What to produce - Collect each line containing "Write".

Supplied records -

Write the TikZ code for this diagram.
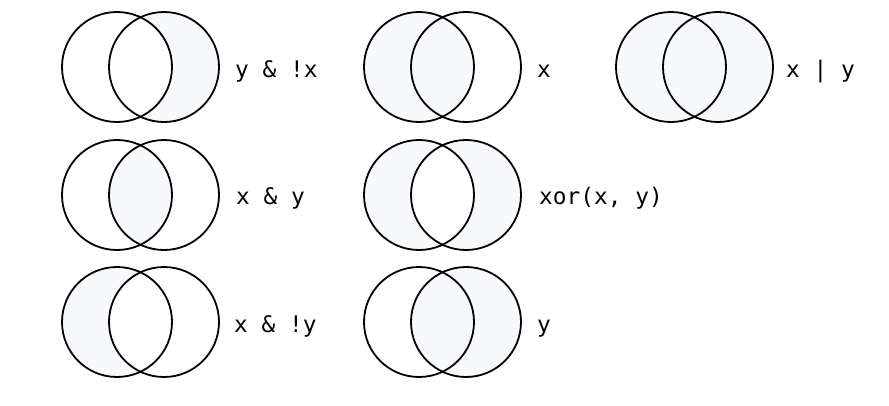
\documentclass[tikz,border=0pt]{standalone}
\usepackage{fontspec}
\newfontfamily\lblfont{DejaVu Sans Mono}
\definecolor{vfill}{RGB}{248,249,252}
\tikzset{
  ring/.style={draw=black, line width=1.8pt},
  lbl/.style={font=\lblfont\fontsize{22.8}{27}\selectfont, anchor=base west, inner sep=0pt},
}
\newcommand\vr{55}
\begin{document}
\begin{tikzpicture}[x=1pt,y=-1pt]
\useasboundingbox (0,0) rectangle (889,405);
% centres
\coordinate (aL) at (117,67);  \coordinate (aR) at (164,67);
\coordinate (bL) at (419,67);  \coordinate (bR) at (466,67);
\coordinate (cL) at (671,67);  \coordinate (cR) at (718,67);
\coordinate (dL) at (117,195); \coordinate (dR) at (164,195);
\coordinate (eL) at (419,195); \coordinate (eR) at (466,195);
\coordinate (fL) at (117,322); \coordinate (fR) at (164,322);
\coordinate (gL) at (419,322); \coordinate (gR) at (466,322);
% y & !x
\fill[vfill] (aR) circle[radius=\vr];
\fill[white] (aL) circle[radius=\vr];
% x
\fill[vfill] (bL) circle[radius=\vr];
% x | y
\fill[vfill] (cL) circle[radius=\vr] (cR) circle[radius=\vr];
% x & y
\begin{scope}
  \clip (dL) circle[radius=\vr];
  \fill[vfill] (dR) circle[radius=\vr];
\end{scope}
% xor
\fill[vfill] (eL) circle[radius=\vr];
\fill[vfill] (eR) circle[radius=\vr];
\begin{scope}
  \clip (eL) circle[radius=\vr];
  \fill[white] (eR) circle[radius=\vr];
\end{scope}
% x & !y
\fill[vfill] (fL) circle[radius=\vr];
\fill[white] (fR) circle[radius=\vr];
% y
\fill[vfill] (gR) circle[radius=\vr];
% outlines
\foreach \p in {a,b,c,d,e,f,g}{
  \draw[ring] (\p L) circle[radius=\vr];
  \draw[ring] (\p R) circle[radius=\vr];
}
% labels
\node[lbl] (ta) at (235,77) {y \& !x};
\node[lbl] (tb) at (537,77) {x};
\node[lbl] (tc) at (786,77) {x | y};
\node[lbl] (td) at (236,204) {x \& y};
\node[lbl] (te) at (539,204) {xor(x, y)};
\node[lbl] (tf) at (234,332) {x \& !y};
\node[lbl] (tg) at (537,332) {y};
\end{tikzpicture}
\end{document}
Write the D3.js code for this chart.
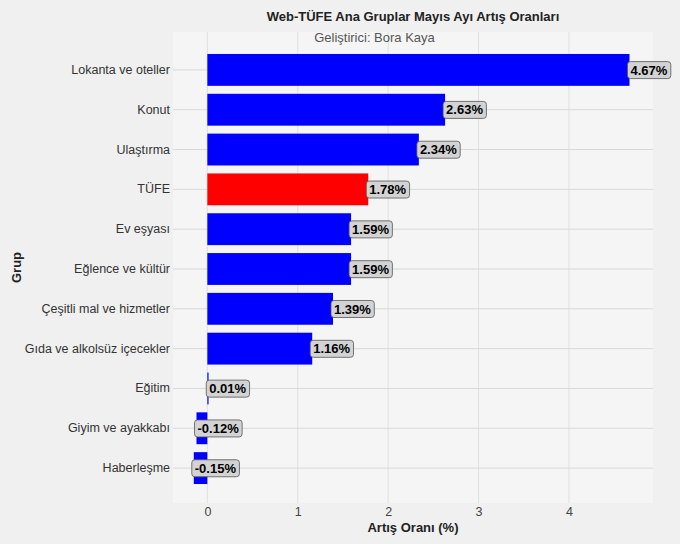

The completed task -
Write the TikZ code for this diagram.
Write the D3.js code for this chart.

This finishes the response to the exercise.